Game #2: With its back against the wall, the 2006 team effectively turned more to Novak in the second game. Two Novak threes within a minute, early in the contest, helped make it 18-10 for the ‘06 squad, after which, the active defense of the young freshman ’06 starters never allowed the ’02 team any closer than four. While Wade leads all scorers with 21, Novak gets four more points, 15, than he did in 10 more minutes of floor time in the opener, also collecting 11 rebounds and five assists. The 2006 bench outscores also 2002’s, 23-11, to force a third game. 2006 Crean/Novak 83, 2002 Crean/Wade 67.

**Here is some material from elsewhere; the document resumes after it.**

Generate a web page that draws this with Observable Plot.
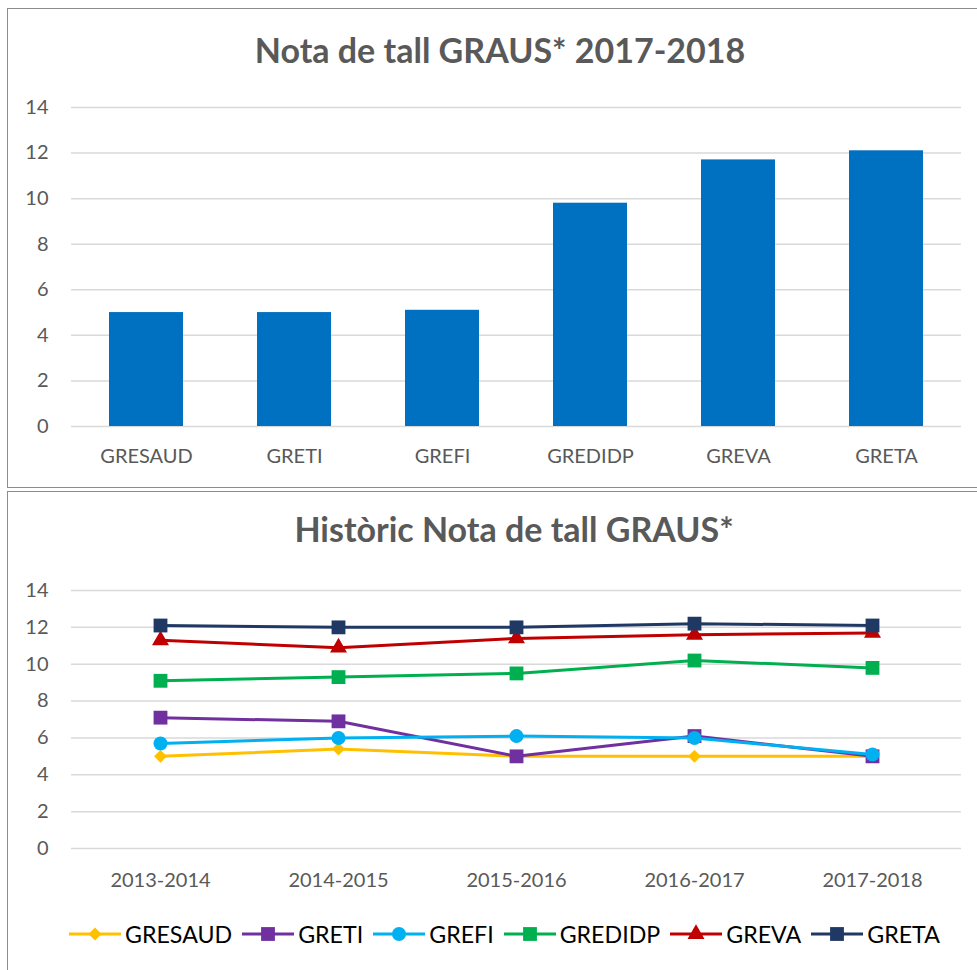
<!DOCTYPE html>
<html><head><meta charset="utf-8">
<script src="https://cdn.jsdelivr.net/npm/d3@7"></script>
<script src="https://cdn.jsdelivr.net/npm/@observablehq/plot@0.6"></script>
<style>
body{margin:0;background:#fff;font-family:Lato,sans-serif;}
#root{position:relative;width:977px;height:970px;overflow:hidden;background:#fff;}
.panel{position:absolute;border:1px solid #8c8c8c;box-sizing:border-box;background:#fff;}
.title{position:absolute;font-weight:700;color:#595959;white-space:nowrap;transform:translateX(-50%);}
#root svg.chart{position:absolute;left:0;}
#legend{position:absolute;left:68px;top:922px;display:flex;align-items:center;height:24px;font-size:23.2px;line-height:24px;color:#000;white-space:nowrap;}
#legend .item{display:flex;align-items:center;margin-right:9px;}
#legend .item svg{margin-right:3px;}
</style></head><body><div id="root"></div>
<script>
// ---- data ----
const categories = ["GRESAUD", "GRETI", "GREFI", "GREDIDP", "GREVA", "GRETA"];
const cutoff2018 = [5.0, 5.0, 5.1, 9.8, 11.7, 12.1];
const years = ["2013-2014", "2014-2015", "2015-2016", "2016-2017", "2017-2018"];
const GRESAUD = [5.0, 5.4, 5.0, 5.0, 5.0];
const GRETI = [7.1, 6.9, 5.0, 6.1, 5.0];
const GREFI = [5.7, 6.0, 6.1, 6.0, 5.1];
const GREDIDP = [9.1, 9.3, 9.5, 10.2, 9.8];
const GREVA = [11.3, 10.9, 11.4, 11.6, 11.7];
const GRETA = [12.1, 12.0, 12.0, 12.2, 12.1];
const yTicks = [0, 2, 4, 6, 8, 10, 12, 14];
const seriesColors = ["#FFC000", "#7030A0", "#00B0F0", "#00B050", "#C00000", "#203864"];
const seriesSymbols = ["diamond2", "square", "circle", "square", "triangle", "square"];
const seriesR = [5.8, 7.8, 7.0, 7.8, 6.3, 7.8];

const seriesValues = [GRESAUD, GRETI, GREFI, GREDIDP, GREVA, GRETA];
const root = document.getElementById("root");

function panel(l, t, w, h) {
  const d = document.createElement("div");
  d.className = "panel";
  Object.assign(d.style, {left: l + "px", top: t + "px", width: w + "px", height: h + "px"});
  root.appendChild(d);
}
function title(text, cx, top, size) {
  const d = document.createElement("div");
  d.className = "title";
  d.textContent = text;
  Object.assign(d.style, {left: cx + "px", top: top + "px", fontSize: size + "px", lineHeight: size + "px"});
  root.appendChild(d);
}
panel(7, 8, 990, 480);
panel(7, 491, 990, 500);
title("Nota de tall GRAUS* 2017-2018", 500, 33, 34);
title("Històric Nota de tall GRAUS*", 514, 512, 34);

const baseStyle = {fontFamily: "Lato, sans-serif", fontSize: "20px", color: "#595959", background: "transparent", overflow: "visible"};

// ---- top bar chart ----
const barData = categories.map((c, i) => ({c, v: cutoff2018[i]}));
const topChart = Plot.plot({
  width: 977, height: 390,
  marginLeft: 71, marginRight: 16, marginTop: 17, marginBottom: 54,
  style: baseStyle,
  x: {domain: categories, paddingInner: 0.5, paddingOuter: 0.25, label: null},
  y: {domain: [0, 14], label: null},
  marks: [
    Plot.gridY(yTicks, {stroke: "#d9d9d9", strokeOpacity: 1, strokeWidth: 1.5}),
    Plot.barY(barData, {x: "c", y: "v", fill: "#0070C0"}),
    Plot.axisX({tickSize: 0, tickPadding: 22, label: null}),
    Plot.axisY(yTicks, {tickSize: 0, tickPadding: 23, label: null})
  ]
});
topChart.classList.add("chart");
topChart.style.top = "90px";
root.appendChild(topChart);

// ---- bottom line chart ----
const marks = [Plot.gridY(yTicks, {stroke: "#d9d9d9", strokeOpacity: 1, strokeWidth: 1.5})];
categories.forEach((name, i) => {
  const data = years.map((y, j) => ({year: y, v: seriesValues[i][j]}));
  marks.push(Plot.lineY(data, {x: "year", y: "v", stroke: seriesColors[i], strokeWidth: 3}));
  marks.push(Plot.dot(data, {x: "year", y: "v", symbol: seriesSymbols[i], r: seriesR[i], fill: seriesColors[i], stroke: "none"}));
});
marks.push(Plot.axisX({tickSize: 0, tickPadding: 24, label: null}));
marks.push(Plot.axisY(yTicks, {tickSize: 0, tickPadding: 23, label: null}));
const bottomChart = Plot.plot({
  width: 977, height: 330,
  marginLeft: 71, marginRight: 16, marginTop: 20, marginBottom: 52,
  style: baseStyle,
  x: {type: "point", domain: years, padding: 0.5, label: null},
  y: {domain: [0, 14], label: null},
  marks
});
bottomChart.classList.add("chart");
bottomChart.style.top = "570px";
root.appendChild(bottomChart);

// ---- legend ----
const symMap = {diamond2: d3.symbolDiamond2, square: d3.symbolSquare, circle: d3.symbolCircle, triangle: d3.symbolTriangle};
const legend = document.createElement("div");
legend.id = "legend";
categories.forEach((name, i) => {
  const item = document.createElement("div");
  item.className = "item";
  const s = d3.create("svg").attr("width", 54).attr("height", 24);
  s.append("line").attr("x1", 1).attr("x2", 53).attr("y1", 12).attr("y2", 12)
    .attr("stroke", seriesColors[i]).attr("stroke-width", 3);
  const r = seriesR[i];
  s.append("path").attr("transform", "translate(27,12)")
    .attr("d", d3.symbol(symMap[seriesSymbols[i]], r * r * Math.PI)())
    .attr("fill", seriesColors[i]);
  item.appendChild(s.node());
  const t = document.createElement("span");
  t.textContent = name;
  item.appendChild(t);
  legend.appendChild(item);
});
root.appendChild(legend);
</script>
</body></html>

Unfortunately, you know we have to leave this on a cliffhanger. Next game? Next blog. Of course.
IN WHICH I DISAGREE WITH SPORTS & NATIONAL LEADERSHIP: There’s a difference between optimism and realism. Optimism is stating what you want. Realism is dealing with reality.
Optimism has been reigning recently in a certain portion of the sports world, as we were told a goal for pro sports is to have the NFL start under normal circumstances in the fall, and baseball, for some reason, is talking about a complex, pie-in-the-sky plan to play games in some sort of weird not-so-isolated isolation in Arizona. The problem, though, is you can’t force optimism when reality is an unknown. I’m not willing to put football, baseball, or any sport, ahead of lives.
Earlier goals for normalcy were Easter (nope) and June 1 (still in doubt). I really think the better plan, though, rather than optimism, is realism. Let’s make the current reality as good as possible before we even think about the old reality. Sports are great, but we live in an age where we have all the streaming video we could ever want at our fingers. We can find other ways to pass the time.
That said, just keep making the best of every day. I urge you to do that until our next blog. Oh, and in a rare thing to say here at Marquette Courtside: Happy Easter.